▶ **SOURCE DATA**:
···

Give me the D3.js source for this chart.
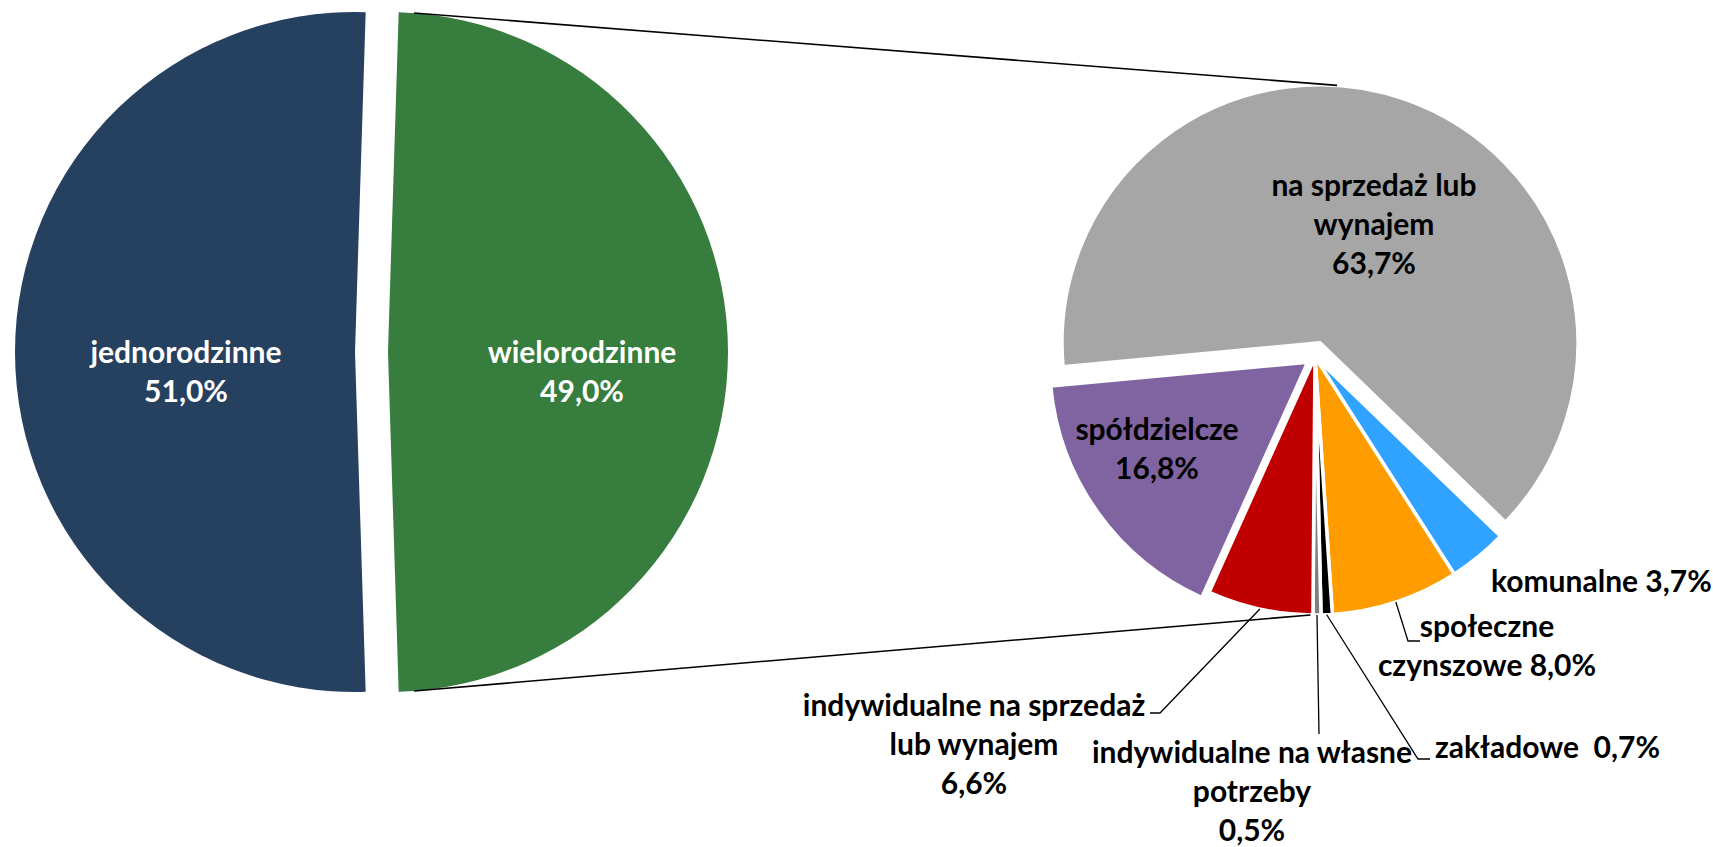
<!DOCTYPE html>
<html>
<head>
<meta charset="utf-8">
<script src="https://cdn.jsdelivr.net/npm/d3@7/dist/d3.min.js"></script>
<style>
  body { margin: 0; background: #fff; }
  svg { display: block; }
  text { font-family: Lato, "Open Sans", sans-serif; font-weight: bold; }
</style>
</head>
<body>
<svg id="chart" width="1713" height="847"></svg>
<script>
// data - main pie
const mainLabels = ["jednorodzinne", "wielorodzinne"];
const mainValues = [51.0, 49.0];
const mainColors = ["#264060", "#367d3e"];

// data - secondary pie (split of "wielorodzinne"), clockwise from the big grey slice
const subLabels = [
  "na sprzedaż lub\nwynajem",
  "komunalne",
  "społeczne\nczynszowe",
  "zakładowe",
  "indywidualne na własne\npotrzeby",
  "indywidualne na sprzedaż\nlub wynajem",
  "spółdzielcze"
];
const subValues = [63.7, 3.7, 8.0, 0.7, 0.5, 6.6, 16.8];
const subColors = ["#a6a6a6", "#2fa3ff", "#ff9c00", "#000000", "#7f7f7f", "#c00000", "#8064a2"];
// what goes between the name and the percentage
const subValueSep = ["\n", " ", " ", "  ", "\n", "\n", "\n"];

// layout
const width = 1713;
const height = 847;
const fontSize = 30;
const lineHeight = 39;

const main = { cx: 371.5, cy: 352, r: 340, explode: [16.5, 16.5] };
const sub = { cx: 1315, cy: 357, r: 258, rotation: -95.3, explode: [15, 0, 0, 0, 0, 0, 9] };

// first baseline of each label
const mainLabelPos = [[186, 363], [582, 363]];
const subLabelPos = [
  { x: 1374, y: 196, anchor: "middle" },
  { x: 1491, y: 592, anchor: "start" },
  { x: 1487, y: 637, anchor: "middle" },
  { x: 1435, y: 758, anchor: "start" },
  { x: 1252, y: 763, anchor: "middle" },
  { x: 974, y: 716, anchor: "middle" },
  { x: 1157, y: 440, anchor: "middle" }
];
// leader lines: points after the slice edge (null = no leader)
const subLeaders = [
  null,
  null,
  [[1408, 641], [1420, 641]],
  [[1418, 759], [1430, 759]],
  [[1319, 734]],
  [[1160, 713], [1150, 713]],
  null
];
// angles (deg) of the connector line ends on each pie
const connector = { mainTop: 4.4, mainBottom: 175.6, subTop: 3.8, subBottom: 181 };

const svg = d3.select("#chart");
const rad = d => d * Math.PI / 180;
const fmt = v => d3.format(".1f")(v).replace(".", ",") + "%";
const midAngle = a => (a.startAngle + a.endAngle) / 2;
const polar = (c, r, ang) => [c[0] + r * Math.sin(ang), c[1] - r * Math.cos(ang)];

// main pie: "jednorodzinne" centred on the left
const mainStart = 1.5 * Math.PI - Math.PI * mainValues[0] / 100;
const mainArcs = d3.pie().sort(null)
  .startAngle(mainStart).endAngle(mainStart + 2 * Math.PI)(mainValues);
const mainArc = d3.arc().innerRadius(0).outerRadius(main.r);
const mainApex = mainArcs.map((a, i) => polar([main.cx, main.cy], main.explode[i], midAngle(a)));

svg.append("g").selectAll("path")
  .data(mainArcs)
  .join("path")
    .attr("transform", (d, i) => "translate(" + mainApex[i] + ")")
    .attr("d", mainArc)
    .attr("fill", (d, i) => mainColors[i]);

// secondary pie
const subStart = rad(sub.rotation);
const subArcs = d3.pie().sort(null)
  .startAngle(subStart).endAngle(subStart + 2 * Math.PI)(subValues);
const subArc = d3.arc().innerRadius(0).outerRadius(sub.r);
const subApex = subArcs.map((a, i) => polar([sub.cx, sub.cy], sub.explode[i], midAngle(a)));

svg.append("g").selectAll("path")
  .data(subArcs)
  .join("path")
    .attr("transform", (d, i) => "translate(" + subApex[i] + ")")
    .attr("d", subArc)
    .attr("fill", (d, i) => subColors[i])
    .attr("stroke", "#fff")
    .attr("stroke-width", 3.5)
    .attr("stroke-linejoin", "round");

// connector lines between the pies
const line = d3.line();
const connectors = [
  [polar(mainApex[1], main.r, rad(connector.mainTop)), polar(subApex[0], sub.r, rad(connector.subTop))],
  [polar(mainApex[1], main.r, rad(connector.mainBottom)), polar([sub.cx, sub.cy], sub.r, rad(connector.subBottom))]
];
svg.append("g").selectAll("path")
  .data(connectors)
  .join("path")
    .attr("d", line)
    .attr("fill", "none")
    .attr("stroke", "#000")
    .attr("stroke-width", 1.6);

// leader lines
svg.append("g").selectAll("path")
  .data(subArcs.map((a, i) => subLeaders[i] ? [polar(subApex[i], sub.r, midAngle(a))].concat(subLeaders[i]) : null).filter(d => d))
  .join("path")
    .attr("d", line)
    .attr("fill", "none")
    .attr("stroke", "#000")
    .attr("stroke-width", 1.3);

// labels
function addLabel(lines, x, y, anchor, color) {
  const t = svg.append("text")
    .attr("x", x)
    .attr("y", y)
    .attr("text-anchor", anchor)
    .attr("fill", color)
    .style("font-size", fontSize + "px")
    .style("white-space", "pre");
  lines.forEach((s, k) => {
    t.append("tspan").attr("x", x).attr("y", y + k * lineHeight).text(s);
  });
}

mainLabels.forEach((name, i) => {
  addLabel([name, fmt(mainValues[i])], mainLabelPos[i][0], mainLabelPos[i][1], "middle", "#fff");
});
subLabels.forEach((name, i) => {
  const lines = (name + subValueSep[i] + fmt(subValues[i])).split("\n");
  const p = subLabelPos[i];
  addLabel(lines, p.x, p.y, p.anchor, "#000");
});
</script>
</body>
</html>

···

▶ **GIVEN TASK**: Reproduce the material above exactly, first line through the line that contains "0, 0, 0, 0, 9]", minus the pictures.

▶ **RESULT OF THIS EXERCISE**:
Give me the D3.js source for this chart.
<!DOCTYPE html>
<html>
<head>
<meta charset="utf-8">
<script src="https://cdn.jsdelivr.net/npm/d3@7/dist/d3.min.js"></script>
<style>
  body { margin: 0; background: #fff; }
  svg { display: block; }
  text { font-family: Lato, "Open Sans", sans-serif; font-weight: bold; }
</style>
</head>
<body>
<svg id="chart" width="1713" height="847"></svg>
<script>
// data - main pie
const mainLabels = ["jednorodzinne", "wielorodzinne"];
const mainValues = [51.0, 49.0];
const mainColors = ["#264060", "#367d3e"];

// data - secondary pie (split of "wielorodzinne"), clockwise from the big grey slice
const subLabels = [
  "na sprzedaż lub\nwynajem",
  "komunalne",
  "społeczne\nczynszowe",
  "zakładowe",
  "indywidualne na własne\npotrzeby",
  "indywidualne na sprzedaż\nlub wynajem",
  "spółdzielcze"
];
const subValues = [63.7, 3.7, 8.0, 0.7, 0.5, 6.6, 16.8];
const subColors = ["#a6a6a6", "#2fa3ff", "#ff9c00", "#000000", "#7f7f7f", "#c00000", "#8064a2"];
// what goes between the name and the percentage
const subValueSep = ["\n", " ", " ", "  ", "\n", "\n", "\n"];

// layout
const width = 1713;
const height = 847;
const fontSize = 30;
const lineHeight = 39;

const main = { cx: 371.5, cy: 352, r: 340, explode: [16.5, 16.5] };
const sub = { cx: 1315, cy: 357, r: 258, rotation: -95.3, explode: [15, 0, 0, 0, 0, 0, 9] };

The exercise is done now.